The ‘Busy’ Trap

“Idleness is not just a vacation, an indulgence or a vice; it is as indispensable to the brain as vitamin D is to the body, and deprived of it we suffer a mental affliction as disfiguring as rickets. The space and quiet that idleness provides is a necessary condition for standing back from life and seeing it whole, for making unexpected connections and waiting for the wild summer lightning strikes of inspiration — it is, paradoxically, necessary to getting any work done.”

New York Times Article: The ‘Busy’ Trap, by Tim Kreider

9 Comments leave a comment below

  1. Thanks for this… It came at the perfect time for me :-)

  2. I love this quote and agree wholeheartedly with it but have a bit of an issue with the practicality of the whole article.

    I sincerely doubt majority of people struggling to survive paycheck to paycheck these days have the ability to escape to an undisclosed location. I’d much rather advocate for finding moments in the day where one discovers their passion and applies their drive to it.

    Entrepreneurship requires both passion and a 24/7 schedule dedicated to that passion. I say be busy living your passions not escape from the reality around you. :)

    just my two cents though

  3. Seeing this quote is great because I always feel bad if I’m idle. I am not sure why I felt like I had to be busy all the time, but I’m glad I no longer have to feel that way!

    I agree with Chris’s comments as well.

  4. Thanks for sharing…I wish more people would understand this as being idle is too often being mistaken for being lazy and unproductive.

  5. Reminds me of noted social psychologist Mihaly Csikszentmihalyi. In his book Creativity, he writes about the virtues of idle time and quotes physicist Freeman Dyson: “I am fooling around not doing anything, which probably means that this is a creative period… I think that it is very important to be idle. I mean they always say that Shakespeare was idle between plays.”

    A mantra for slackers everywhere.

  6. So true!

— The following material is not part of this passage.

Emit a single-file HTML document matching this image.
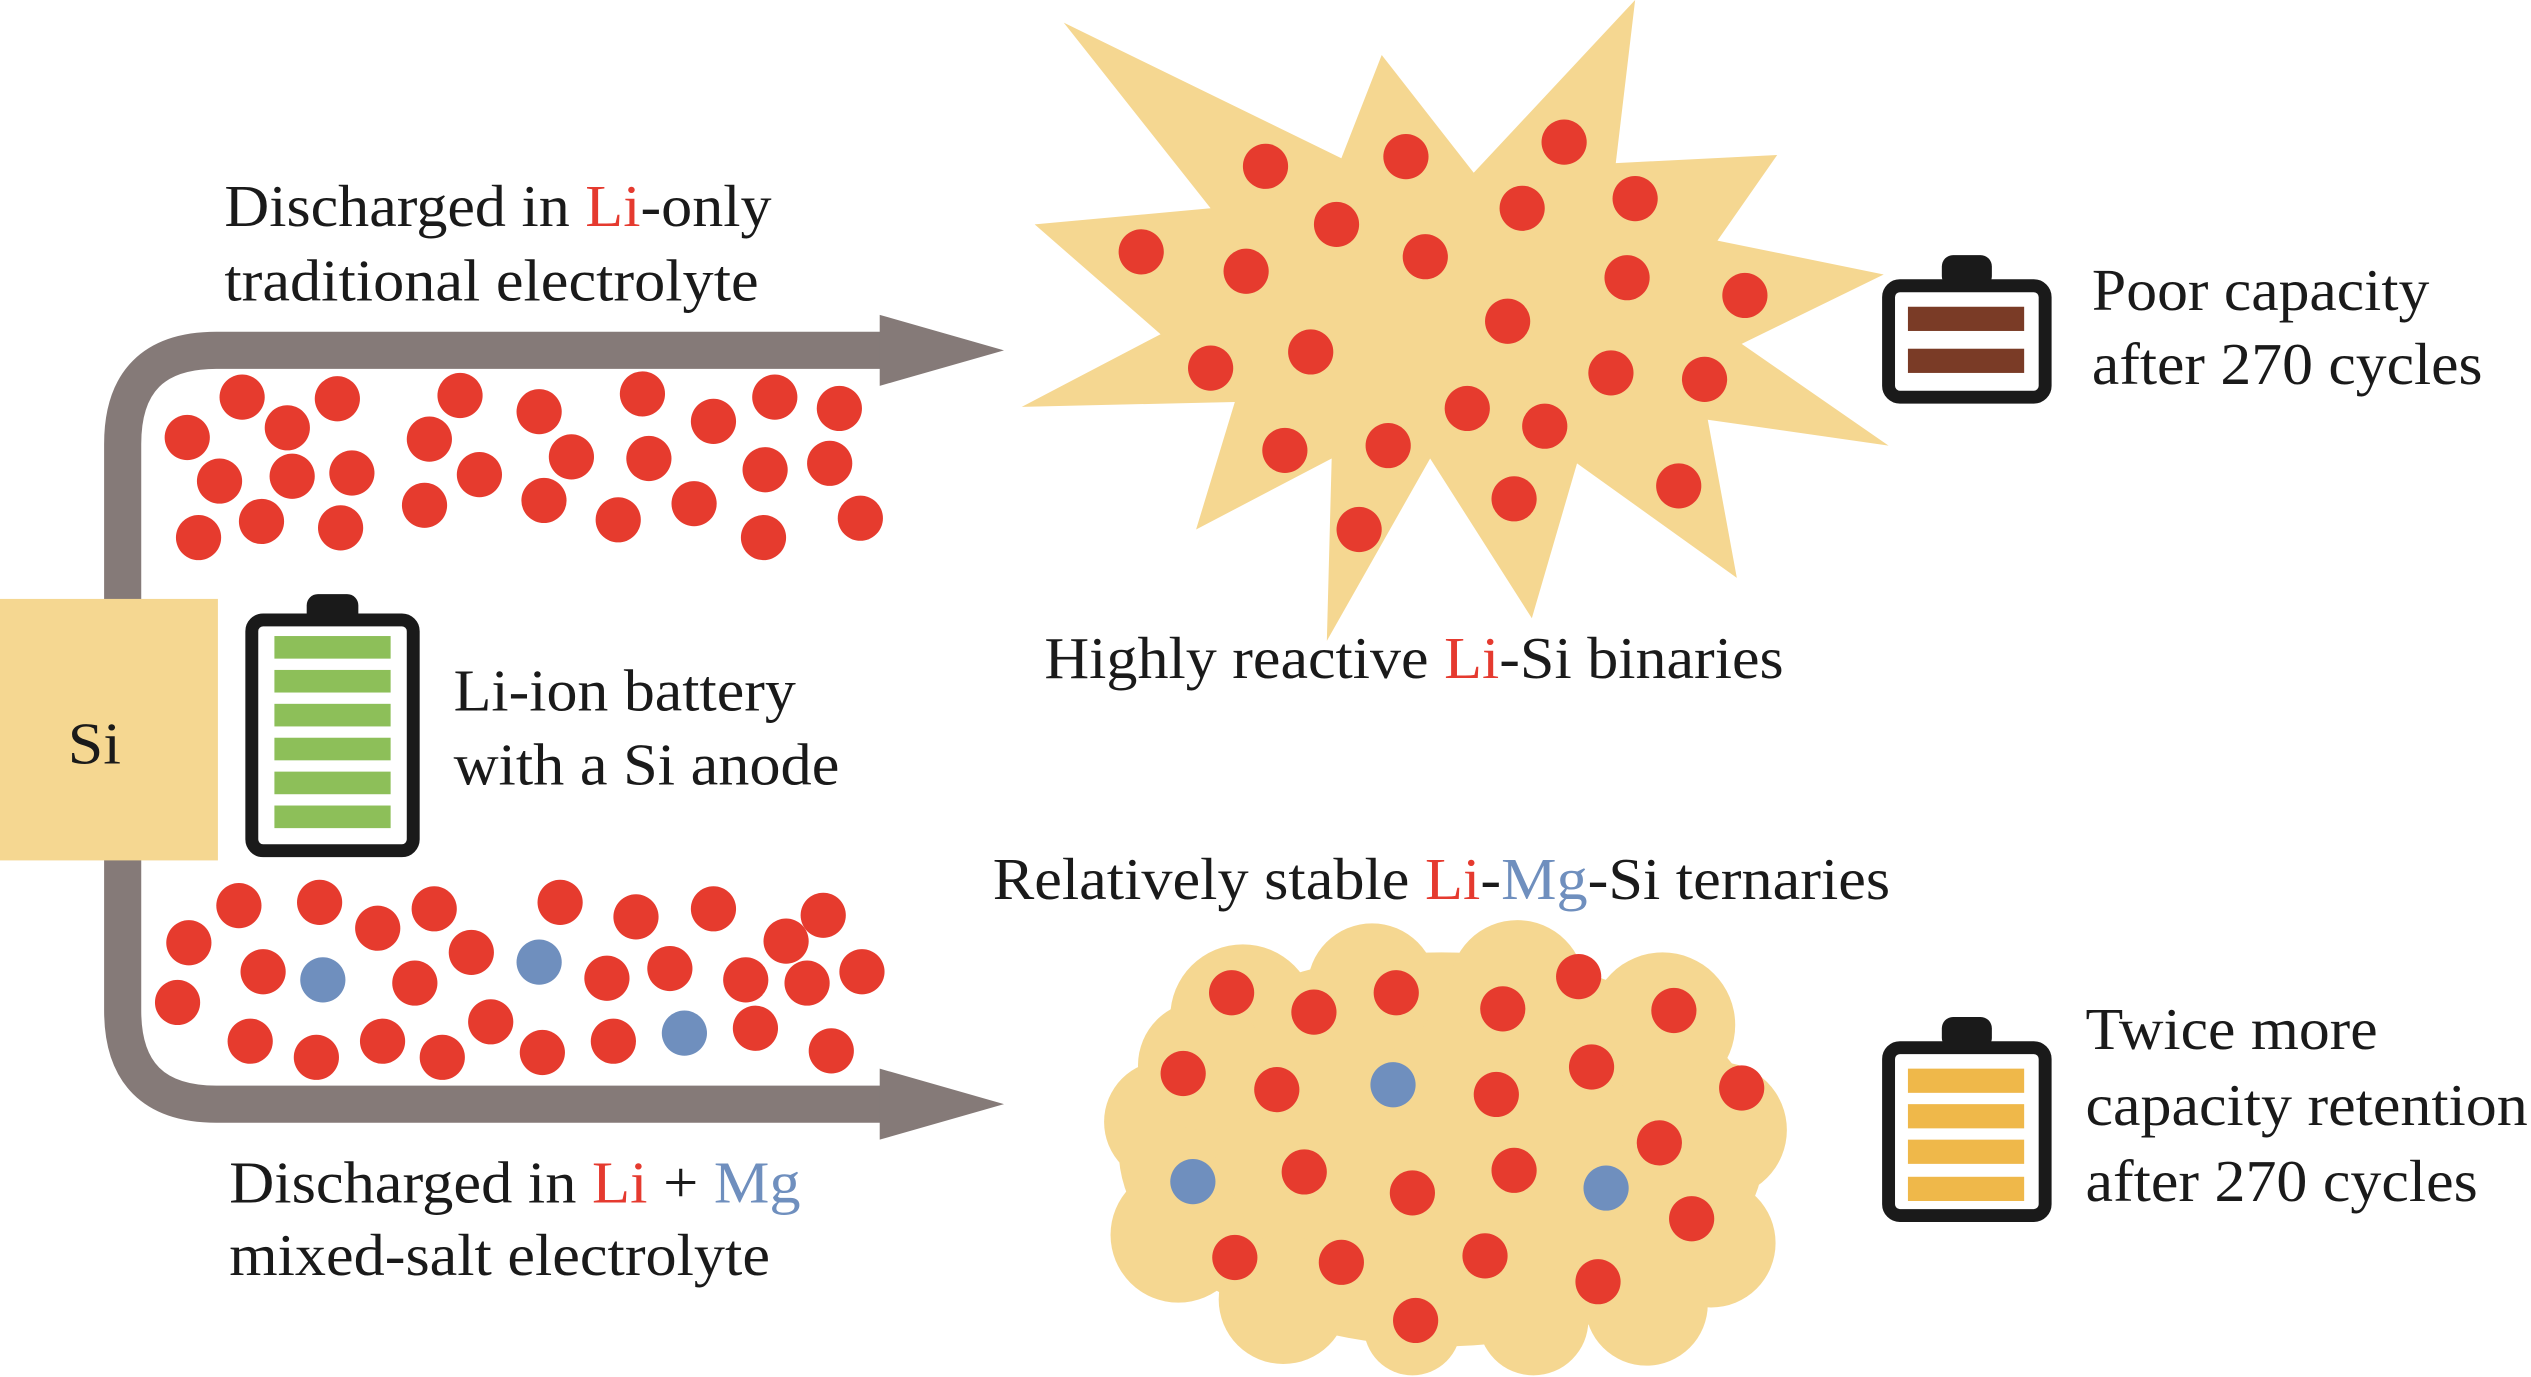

And it’s so looked down upon in some many spaces – professional or not.

  7. The definition of idle is:

    1. not working or active; unemployed; doing nothing: idle workers.
    2. not spent or filled with activity: idle hours.
    3. not in use or operation; not kept busy: idle machinery.
    4. habitually doing nothing or avoiding work; lazy.
    5. of no real worth, importance, or significance: idle talk.

    I think idle is the incorrect word to use for clearing your mind and taking time to step back from your life and examining the way things are done.

    I agree that you need to step back every once in a while to get a fresh view on life and work, but being idle is unproductive.

  8. It’s the summer! I think we could all use a bit of idle time to go out and enjoy the sun!

    Thank for the inspiration Tina.

  9. Thomas Edison apparently did most of his “inventing” sitting in a chair; he would let him self drift, just this side of being asleep, with a small rubber ball in his hands. The ball would fall and wake him if he slept, and he did this because he found that in this unstructured time, he was able to come up with his many ideas for inventions which he then spent long hours in the lab trying to build.